In physics, a position vector is a fundamental concept that describes the position of a point in space relative to a reference origin. It is usually denoted as \( \vec{r} \) and expressed in terms of its components along the Cartesian coordinates: x, y, and z.
The example given in this exercise specifies the position vector \( \vec{r} = (0.020 \, \text{m/s}^3) \, t^3 \hat{\imath} + (2.2 \, \text{m/s}) \, t \hat{\jmath} - (0.060 \, \text{m/s}^2) \, t^2 \hat{k} \).

• The coefficient terms (like \(0.020 \, \text{m/s}^3\)) scale the dimensions of the vector components.
• The powers of \( t \) indicate how the position changes over time.
• Each unit vector \( \hat{\imath}, \hat{\jmath}, \hat{k} \) represents direction along the x, y, and z axes, respectively.

Understanding how to represent position vectors and interpret their components is crucial for determining motion in physics.

The velocity vector provides the rate of change of an object's position with respect to time. It essentially tells us how fast and in which direction an object is moving.
To find the velocity vector, we differentiate the position vector with respect to time. For the exercise:

• \( v_x = (0.060 \, \text{m/s}^3) \, t^2 \) from differentiating \( x \)-component.
• \( v_y = 2.2 \, \text{m/s} \) from differentiating \( y \)-component as it is linear with respect to time.
• \( v_z = -0.12 \, \text{m/s}^2 \, t \) from differentiating \( z \)-component.

The resulting velocity vector \( \vec{v} = (0.060 \, \text{m/s}^3) \, t^2 \hat{\imath} + 2.2 \, \text{m/s} \hat{\jmath} - 0.12 \, \text{m/s}^2 \, t \hat{k} \) illustrates the velocities in each direction, showing how they vary over time.

An acceleration vector quantifies how an object's velocity changes over time. It's the derivative of the velocity vector with respect to time, reflecting both magnitude and direction changes.
To calculate the acceleration for each component:

• \( a_x = (0.12 \, \text{m/s}^3) \, t \) is derived from the \( x \)-component of velocity.
• \( a_y = 0 \, \text{m/s}^2 \) as \( v_y \) is constant and independent of \( t \).
• \( a_z = -0.12 \, \text{m/s}^2 \) comes from the \( z \)-component of velocity.
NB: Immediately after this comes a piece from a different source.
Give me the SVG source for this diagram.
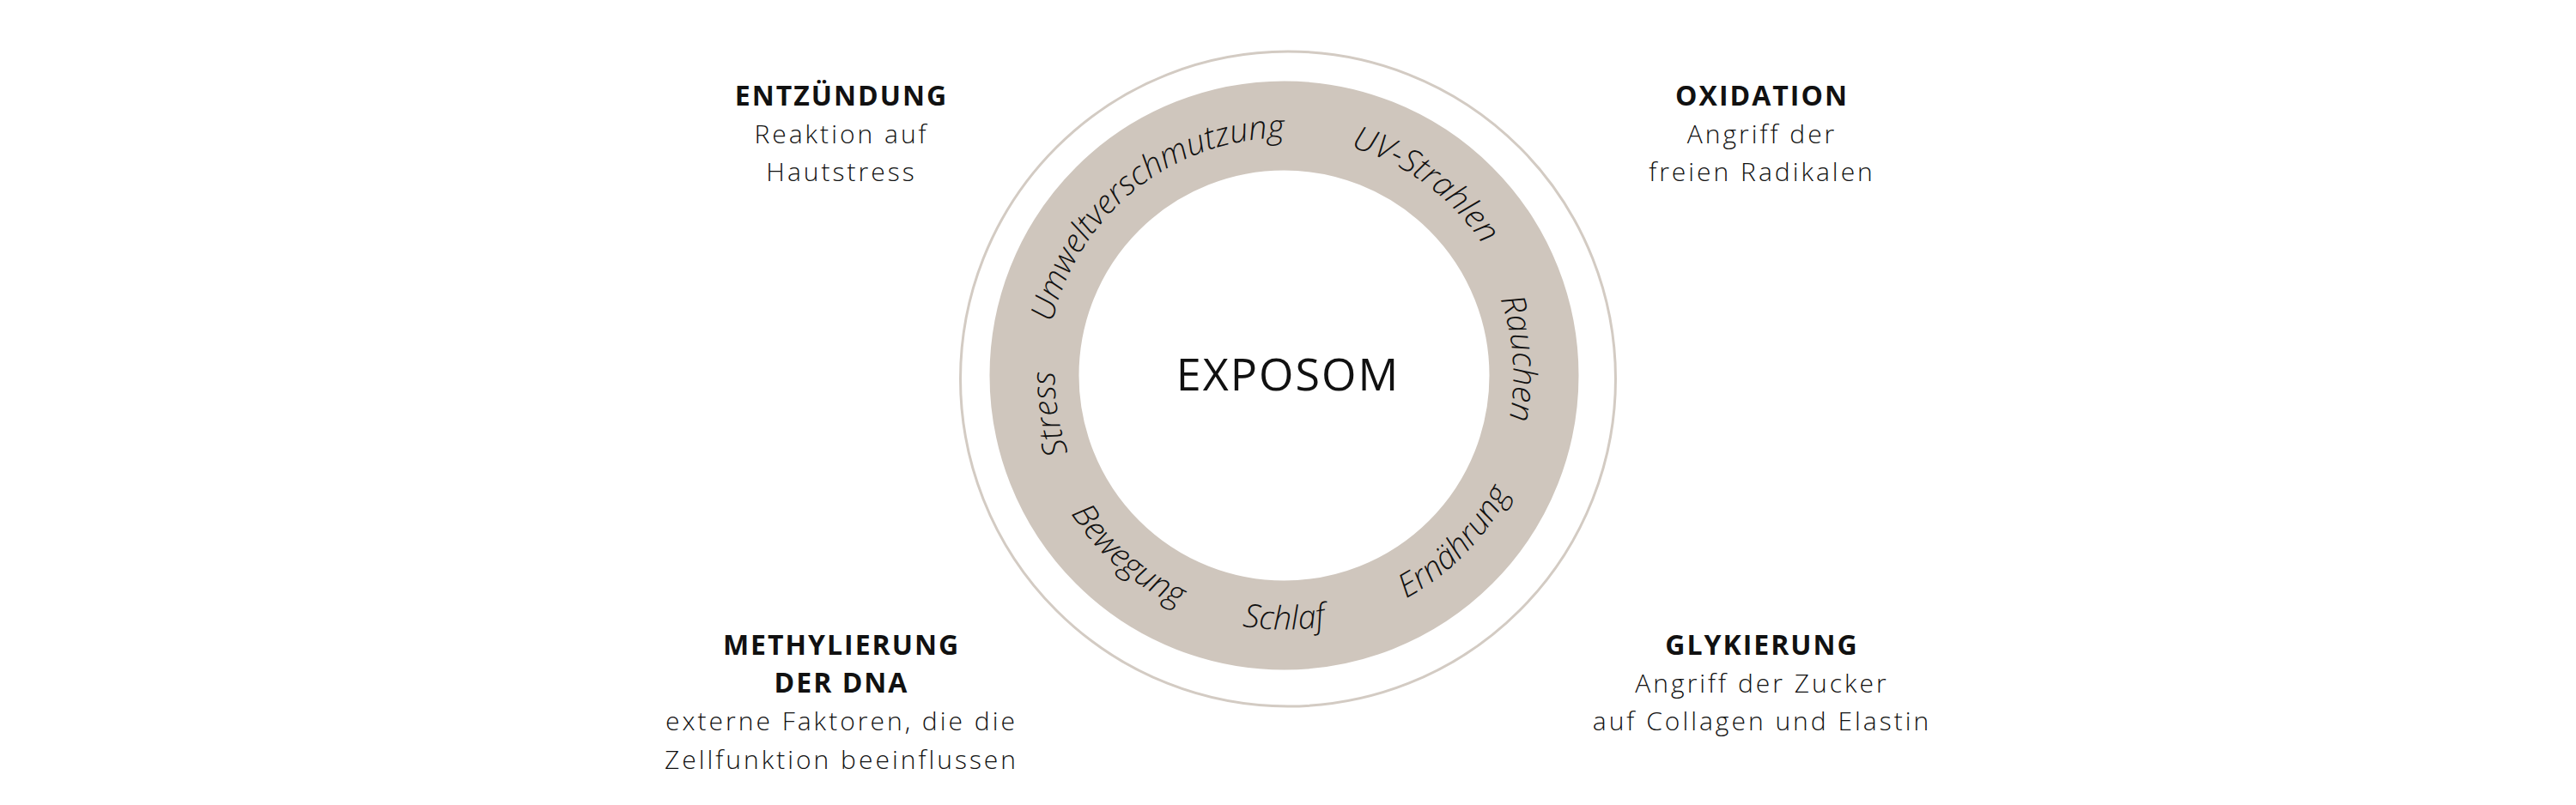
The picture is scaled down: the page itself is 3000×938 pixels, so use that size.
<svg xmlns="http://www.w3.org/2000/svg" xmlns:xlink="http://www.w3.org/1999/xlink" width="3000" height="938" viewBox="0 0 3000 938">
<style>
  .title { font-family: "Open Sans", "Liberation Sans", sans-serif; font-weight: 700; font-size: 32px; fill: #111; text-anchor: middle; letter-spacing: 2px; }
  .body { font-family: "Open Sans", "Liberation Sans", sans-serif; font-weight: 300; font-size: 30px; fill: #111; text-anchor: middle; letter-spacing: 3px; }
  .ring { font-family: "Open Sans", "Liberation Sans", sans-serif; font-style: italic; font-weight: 300; font-size: 38px; fill: #111; text-anchor: middle; }
  .center { font-family: "Open Sans", "Liberation Sans", sans-serif; font-weight: 500; font-size: 52px; fill: #111; text-anchor: middle; letter-spacing: 2px; }
</style>
<defs>
  <path id="pStress" d="M1445.9,699.9 A267,267 0 0 1 1364.8,204.6"/>
  <path id="pUmwelt" d="M1232.8,525.4 A277,277 0 0 1 1640.2,201.3"/>
  <path id="pUV" d="M1342.6,206.5 A277,277 0 0 1 1761.1,516.2"/>
  <path id="pRauchen" d="M1568.4,180.6 A267,267 0 0 1 1604.7,681.1"/>
  <path id="pErn" d="M1373.0,707.0 A296,296 0 0 0 1762.6,309.8"/>
  <path id="pSchlaf" d="M1217.3,538.7 A296,296 0 0 0 1773.7,538.7"/>
  <path id="pBeweg" d="M1218.8,332.4 A296,296 0 0 0 1639.9,695.9"/>
</defs>
<rect width="3000" height="938" fill="#ffffff"/>
<g id="exposom">
  <circle cx="1500" cy="441.5" r="381.5" fill="none" stroke="#d3cbc3" stroke-width="3"/>
  <circle cx="1495.5" cy="437.5" r="291" fill="none" stroke="#cfc6bd" stroke-width="104"/>
  <text class="center" x="1500" y="455">EXPOSOM</text>
</g>
<g id="ring-labels">
  <text class="ring"><textPath xlink:href="#pStress" href="#pStress" startOffset="50%">Stress</textPath></text>
  <text class="ring"><textPath xlink:href="#pUmwelt" href="#pUmwelt" startOffset="50%">Umweltverschmutzung</textPath></text>
  <text class="ring"><textPath xlink:href="#pUV" href="#pUV" startOffset="50%">UV-Strahlen</textPath></text>
  <text class="ring"><textPath xlink:href="#pRauchen" href="#pRauchen" startOffset="50%">Rauchen</textPath></text>
  <text class="ring"><textPath xlink:href="#pErn" href="#pErn" startOffset="50%">Ernährung</textPath></text>
  <text class="ring"><textPath xlink:href="#pSchlaf" href="#pSchlaf" startOffset="50%">Schlaf</textPath></text>
  <text class="ring"><textPath xlink:href="#pBeweg" href="#pBeweg" startOffset="50%">Bewegung</textPath></text>
</g>
<g id="entzuendung">
  <text class="title" x="980" y="123">ENTZÜNDUNG</text>
  <text class="body" x="980" y="166.5">Reaktion auf</text>
  <text class="body" x="980" y="210.5">Hautstress</text>
</g>
<g id="oxidation">
  <text class="title" x="2052" y="123">OXIDATION</text>
  <text class="body" x="2052" y="166.5">Angriff der</text>
  <text class="body" x="2052" y="210.5">freien Radikalen</text>
</g>
<g id="methylierung">
  <text class="title" x="980" y="763">METHYLIERUNG</text>
  <text class="title" x="980" y="807">DER DNA</text>
  <text class="body" x="980" y="851">externe Faktoren, die die</text>
  <text class="body" x="980" y="895.5">Zellfunktion beeinflussen</text>
</g>
<g id="glykierung">
  <text class="title" x="2052" y="763">GLYKIERUNG</text>
  <text class="body" x="2052" y="807">Angriff der Zucker</text>
  <text class="body" x="2052" y="851">auf Collagen und Elastin</text>
</g>
</svg>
When evaluated at \( t = 5.0 \, \text{s} \), the acceleration vector becomes \( \vec{a} = 0.60 \, \text{m/s}^2 \hat{\imath} - 0.12 \, \text{m/s}^2 \hat{k} \), displaying specific accelerations in x and z directions.

Mass is a measure of the amount of matter in an object and plays a crucial role in mechanics, as it influences how forces affect motion.
The exercise determines mass from the weight equation:\( m = \frac{\text{Weight}}{g} \)
Here,

• The weight of the helicopter is \( 2.75 \times 10^5 \, \text{N} \).
• The acceleration due to gravity \( g \) is \( 9.8 \, \text{m/s}^2 \).

Thus, mass \( m = \frac{2.75 \times 10^5}{9.8} \approx 28061.22 \, \text{kg} \), essential for calculating forces according to Newton's Second Law.

Newton's Second Law relates force to mass and acceleration with the equation \( \vec{F} = m \vec{a} \).
In the exercise setup:

• Mass was calculated to be approximately \( 28061.22 \, \text{kg} \).
• Acceleration vector at \( t = 5.0 \, \text{s} \) is \( \vec{a} = 0.60 \, \text{m/s}^2 \hat{\imath} - 0.12 \, \text{m/s}^2 \hat{k} \).

By applying the components to the formula, the net force becomes \( \vec{F} = 28061.22 \, \text{kg} \times (0.60 \hat{\imath} - 0.12 \hat{k}) \, \text{m/s}^2 \).
This results in a net force of \( 16836.73 \hat{\imath} - 3367.35 \hat{k} \,\text{N} \), indicating forces applied in the x and z directions. This concept demonstrates how forces interact with an object's inertia to produce motion.